» **Instructions for the task**
Copy out the listing that follows exactly, dropping every picture.

※ ※ ※

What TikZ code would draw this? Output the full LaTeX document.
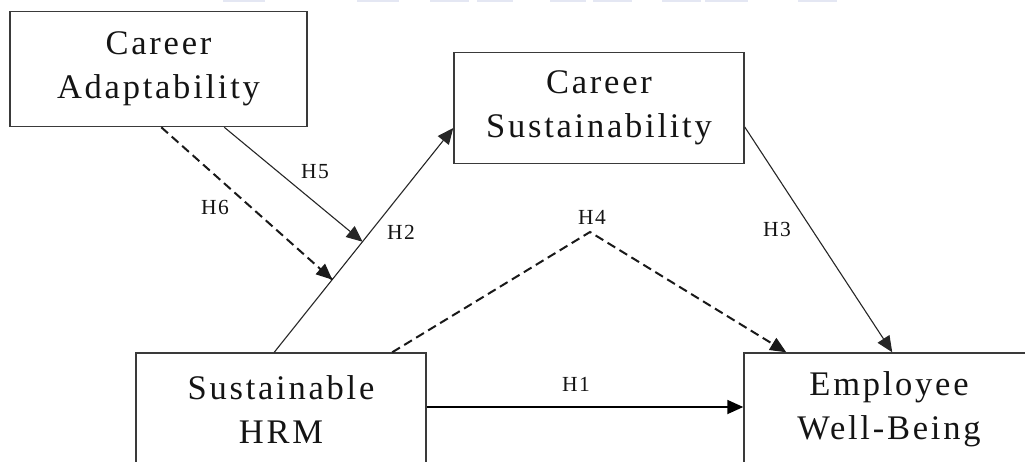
\documentclass[tikz,border=0pt]{standalone}
\usepackage{fontspec}
\setmainfont{Liberation Serif}
\newfontfamily\boxfont[LetterSpace=8]{Liberation Serif}
\newfontfamily\labfont[LetterSpace=6]{Liberation Serif}
\usetikzlibrary{arrows.meta,calc}
\definecolor{wm}{HTML}{E4E7F3}
\definecolor{bord}{HTML}{3A3A3A}
\tikzset{
  varbox/.style={draw=bord, line width=1.5pt, rectangle, align=center, inner sep=0pt,
    font=\boxfont\fontsize{34.5}{44}\selectfont, text=black!92},
  hlab/.style={font=\labfont\fontsize{21.5}{24}\selectfont, inner sep=0pt, text=black!92},
  tip/.style={-{Triangle[length=16pt,width=14pt]}},
  solidlink/.style={tip, line width=1.1pt, draw=black!85},
  dashlink/.style={line width=2pt, dash pattern=on 9pt off 5pt, draw=black!90},
}
\begin{document}
\begin{tikzpicture}[x=1pt,y=-1pt]
\useasboundingbox (0,0) rectangle (1025,461);
\clip (0,0) rectangle (1025,461);
% faint watermark strips at the top
\foreach \a/\b in {223/265,357/399,430/469,477/513,550/586,593/632,662/701,705/748,798/837}
  \fill[wm] (\a,0) rectangle (\b,2.2);
% boxes
\node[varbox, minimum width=297pt, minimum height=115pt] (ca) at (158.5,69) {Career\\Adaptability};
\node[varbox, minimum width=290pt, minimum height=111pt] (cs) at (599,108) {Career\\Sustainability};
\node[varbox, minimum width=290pt, minimum height=113pt] (shrm) at (281,409.5) {Sustainable\\HRM};
\node[varbox, minimum width=290pt, minimum height=113pt] (ewb) at (889,409.5) {Employee\\Well-Being};
% H2
\coordinate (h2s) at ([xshift=139pt]shrm.north west);
\coordinate (h2e) at ([yshift=-20pt]cs.west);
\draw[solidlink] (h2s) -- (h2e);
\coordinate (m5) at ($(h2s)!0.493!(h2e)$);
\coordinate (m6) at ($(h2s)!0.324!(h2e)$);
% H5
\draw[solidlink] ([xshift=215pt]ca.south west) -- (m5);
% H6
\draw[dashlink] ([xshift=152pt]ca.south west) -- (m6);
\draw[tip, line width=1.1pt, draw=black!90] ($(m6)!12pt!([xshift=152pt]ca.south west)$) -- (m6);
% H4
\coordinate (apex) at (590,232);
\draw[dashlink] ([xshift=257pt]shrm.north west) -- (apex) -- ($([xshift=43pt]ewb.north west)!12pt!(apex)$);
\draw[tip, line width=1.1pt, draw=black!90] ($([xshift=43pt]ewb.north west)!12pt!(apex)$) -- ([xshift=43pt]ewb.north west);
% H3
\draw[solidlink] ([yshift=-19pt]cs.east) -- ([xshift=149pt]ewb.north west);
% H1
\draw[tip, line width=1.8pt, draw=black] ([yshift=2.5pt]shrm.east) -- ([yshift=2.5pt]ewb.west);
% labels
\node[hlab] (l5) at (315,172) {H5};
\node[hlab] (l6) at (215,207) {H6};
\node[hlab] (l2) at (401,232) {H2};
\node[hlab] (l4) at (592,217) {H4};
\node[hlab] (l3) at (777,229) {H3};
\node[hlab] (l1) at (576,384) {H1};
\end{tikzpicture}
\end{document}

※ ※ ※

» **Output below**
What TikZ code would draw this? Output the full LaTeX document.
\documentclass[tikz,border=0pt]{standalone}
\usepackage{fontspec}
\setmainfont{Liberation Serif}
\newfontfamily\boxfont[LetterSpace=8]{Liberation Serif}
\newfontfamily\labfont[LetterSpace=6]{Liberation Serif}
\usetikzlibrary{arrows.meta,calc}
\definecolor{wm}{HTML}{E4E7F3}
\definecolor{bord}{HTML}{3A3A3A}
\tikzset{
  varbox/.style={draw=bord, line width=1.5pt, rectangle, align=center, inner sep=0pt,
    font=\boxfont\fontsize{34.5}{44}\selectfont, text=black!92},
  hlab/.style={font=\labfont\fontsize{21.5}{24}\selectfont, inner sep=0pt, text=black!92},
  tip/.style={-{Triangle[length=16pt,width=14pt]}},
  solidlink/.style={tip, line width=1.1pt, draw=black!85},
  dashlink/.style={line width=2pt, dash pattern=on 9pt off 5pt, draw=black!90},
}
\begin{document}
\begin{tikzpicture}[x=1pt,y=-1pt]
\useasboundingbox (0,0) rectangle (1025,461);
\clip (0,0) rectangle (1025,461);
% faint watermark strips at the top
\foreach \a/\b in {223/265,357/399,430/469,477/513,550/586,593/632,662/701,705/748,798/837}
  \fill[wm] (\a,0) rectangle (\b,2.2);
% boxes
\node[varbox, minimum width=297pt, minimum height=115pt] (ca) at (158.5,69) {Career\\Adaptability};
\node[varbox, minimum width=290pt, minimum height=111pt] (cs) at (599,108) {Career\\Sustainability};
\node[varbox, minimum width=290pt, minimum height=113pt] (shrm) at (281,409.5) {Sustainable\\HRM};
\node[varbox, minimum width=290pt, minimum height=113pt] (ewb) at (889,409.5) {Employee\\Well-Being};
% H2
\coordinate (h2s) at ([xshift=139pt]shrm.north west);
\coordinate (h2e) at ([yshift=-20pt]cs.west);
\draw[solidlink] (h2s) -- (h2e);
\coordinate (m5) at ($(h2s)!0.493!(h2e)$);
\coordinate (m6) at ($(h2s)!0.324!(h2e)$);
% H5
\draw[solidlink] ([xshift=215pt]ca.south west) -- (m5);
% H6
\draw[dashlink] ([xshift=152pt]ca.south west) -- (m6);
\draw[tip, line width=1.1pt, draw=black!90] ($(m6)!12pt!([xshift=152pt]ca.south west)$) -- (m6);
% H4
\coordinate (apex) at (590,232);
\draw[dashlink] ([xshift=257pt]shrm.north west) -- (apex) -- ($([xshift=43pt]ewb.north west)!12pt!(apex)$);
\draw[tip, line width=1.1pt, draw=black!90] ($([xshift=43pt]ewb.north west)!12pt!(apex)$) -- ([xshift=43pt]ewb.north west);
% H3
\draw[solidlink] ([yshift=-19pt]cs.east) -- ([xshift=149pt]ewb.north west);
% H1
\draw[tip, line width=1.8pt, draw=black] ([yshift=2.5pt]shrm.east) -- ([yshift=2.5pt]ewb.west);
% labels
\node[hlab] (l5) at (315,172) {H5};
\node[hlab] (l6) at (215,207) {H6};
\node[hlab] (l2) at (401,232) {H2};
\node[hlab] (l4) at (592,217) {H4};
\node[hlab] (l3) at (777,229) {H3};
\node[hlab] (l1) at (576,384) {H1};
\end{tikzpicture}
\end{document}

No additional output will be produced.